Apple’s cheaper iPhone 13 series will likely take further market share away from domestic tech giant Huawei Technologies Co and other local brands despite it being the weakest upgrade ever of the iconic handset, analysts said.
The Cupertino-based tech company on Tuesday launched a new line of iPhones – the iPhone 13, iPhone 13 mini, iPhone 13 Pro and iPhone 13 Pro Max – at a media event dubbed California Streaming. Although the new iPhones came with few surprises, the lower price tag has raised eyebrows in China, the world’s second-largest economy.
Pricing for the new models in China starts at 5,199 yuan (US$807) for the iPhone 13 Mini, 5,999 yuan (US$931) for the iPhone 13 and 7,999 yuan (US$1,241) for the iPhone 13 Pro, about 300 to 800 yuan cheaper than the corresponding iPhone 12s, depending on the exact model.

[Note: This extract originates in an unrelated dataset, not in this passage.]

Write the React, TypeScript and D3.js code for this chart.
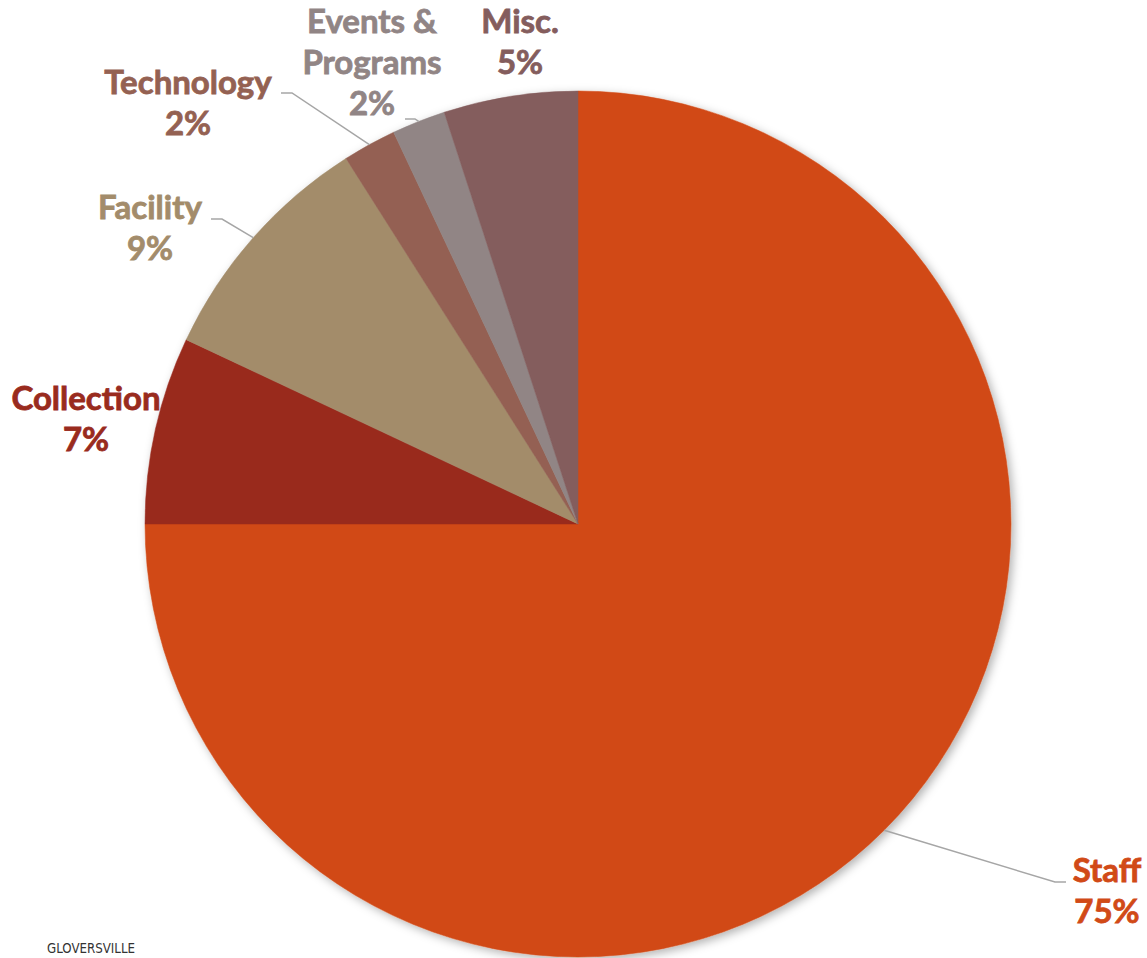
import React from "react";
import * as d3 from "d3";

const categories = ["Staff", "Collection", "Facility", "Technology", "Events & Programs", "Misc."];
const values = [75, 7, 9, 2, 2, 5];
const colors = ["#D14A17", "#992B1E", "#A38C6B", "#946152", "#918585", "#845D5D"];
const labelLines = [["Staff"], ["Collection"], ["Facility"], ["Technology"], ["Events &", "Programs"], ["Misc."]];

// label layout: center x, first baseline, leader line horizontal segment (hx -> ex at y) then to slice edge
const labelLayout = [
  { cx: 1107, y: 882, leader: { hx: 1066, ex: 1055, y: 882 } },
  { cx: 86, y: 410, leader: null },
  { cx: 150, y: 219, leader: { hx: 211, ex: 222, y: 219 } },
  { cx: 188, y: 94, leader: { hx: 281, ex: 292, y: 93 } },
  { cx: 372, y: 33, leader: { hx: 405, ex: 415, y: 119 } },
  { cx: 520, y: 33, leader: null },
];

const W = 1147;
const H = 958;
const CX = 578;
const CY = 524;
const R = 433;
const LINE_H = 41;

export default function App() {
  const total = d3.sum(values);
  const pie = d3.pie<number>().sort(null).startAngle(0).endAngle(2 * Math.PI);
  const arcs = pie(values);
  const arc = d3.arc<d3.PieArcDatum<number>>().innerRadius(0).outerRadius(R);
  const edgeArc = d3.arc<d3.PieArcDatum<number>>().innerRadius(R).outerRadius(R);

  return (
    <svg
      width={W}
      height={H}
      style={{ position: "absolute", left: 0, top: 0, background: "#fff" }}
      fontFamily="Lato, 'Open Sans', sans-serif"
    >
      <defs>
        <filter id="shadow" x="-10%" y="-10%" width="120%" height="120%">
          <feDropShadow dx="3" dy="3" stdDeviation="5" floodColor="#000" floodOpacity="0.3" />
        </filter>
      </defs>
      <g transform={`translate(${CX},${CY})`}>
        <g filter="url(#shadow)">
          {arcs.map((a, i) => (
            <path key={i} d={arc(a) || ""} fill={colors[i]} stroke={colors[i]} strokeWidth={0.5} />
          ))}
        </g>
        {arcs.map((a, i) => {
          const L = labelLayout[i];
          if (!L.leader) return null;
          const [mx, my] = edgeArc.centroid(a);
          const pts = [
            [L.leader.hx - CX, L.leader.y - CY],
            [L.leader.ex - CX, L.leader.y - CY],
            [mx, my],
          ];
          return (
            <polyline
              key={"l" + i}
              points={pts.map((p) => p.join(",")).join(" ")}
              fill="none"
              stroke="#A6A6A6"
              strokeWidth={1.5}
            />
          );
        })}
      </g>
      {arcs.map((a, i) => {
        const L = labelLayout[i];
        const pct = Math.round((values[i] / total) * 100) + "%";
        const lines = [...labelLines[i], pct];
        return (
          <text
            key={"t" + i}
            textAnchor="middle"
            fill={colors[i]}
            stroke={colors[i]}
            strokeWidth={0.8}
            fontSize={33}
            fontWeight={700}
          >
            {lines.map((ln, j) => (
              <tspan key={j} x={L.cx} y={L.y + j * LINE_H}>
                {ln}
              </tspan>
            ))}
          </text>
        );
      })}
      <text
        x={47}
        y={953}
        fontSize={14}
        fill="#333"
        textLength={88}
        lengthAdjust="spacingAndGlyphs"
        fontFamily="'DejaVu Sans Condensed', 'Liberation Sans Narrow', sans-serif"
      >
        GLOVERSVILLE
      </text>
    </svg>
  );
}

Analysts said that the cheaper iPhones will be another blow for Huawei, which has struggled under the weight of US trade sanctions that have cut off its access to high-end chips. Without naming Huawei, Wang Xi, a manager at industry research firm IDC in China, wrote in a report that iPhones “will have an even clearer advantage in the premium smartphone market with the iPhone 13’s approach to pricing, displays and storage”.
The latest iPhone pricing came as a surprise to many industry watchers as industry-leading chip maker Taiwan Semiconductor Manufacturing Company (TSMC) recently increased its prices. Moreover, smartphones with more storage and higher capacity, typically come with a higher price tag in China.
Discussion about the new iPhone 13 raged on Chinese social media, with the hashtag #iPhone13Price being viewed more than 1 billion times in a few hours, reflecting the huge following Apple still has in the country despite growing trade tensions between China and the US.
Reaction was mixed, with some netizens marvelling at the cheaper price tag while others dismissed the latest iPhone iteration as the weakest ever. “This iPhone 13 line comes with probably the fewest selling points than all the previous upgrades,” a Weibo commentator wrote.
Some commentators were upset by the price cut. “I whipped out 6,388 yuan for an iPhone 12 not too long ago. Now the same model costs only 5,999,” another netizen wrote on Weibo.
Meanwhile, Huawei is continuing to lose ground in China. Apple’s share of smartphone shipments in China rose to 43 per cent in the second quarter of 2021, according to industry research firm Canalys, from a share of 28 per cent in the same period a year ago, while Huawei’s share dropped to 26 per cent from 57 per cent over the same period.
“Huawei had a significant lead. But just as its shipments were coming down, Apple’s shipments immediately rose during the fourth quarter of last year,” said Nicole Peng, vice-president of mobility at Canalys.
The iPhone 13 Pro Max is the top-of-the-line offering from Apple and comes with a faster A15 Bionic chip, three new cameras, and a faster display with up to a 120Hz ProMotion high refresh rate and maximum brightness reaching 1,000 nits.
Although macro factors such as a global chip shortage have put pressure on phonemakers to raise prices, Ivan Lam, senior analyst at Counterpoint Research, said Apple’s pricing strategy has changed since late last year as it focuses more on driving volume.
He added that the new key features of the iPhone 13 – a high refresh rate display and 5G network support for all models – would allow Apple to neutralise many of the advantages that Chinese smartphone makers possess.
“A high refresh rate display can be found in many flagship Android phones in China,” Lam said, “Apple is catching up on that.”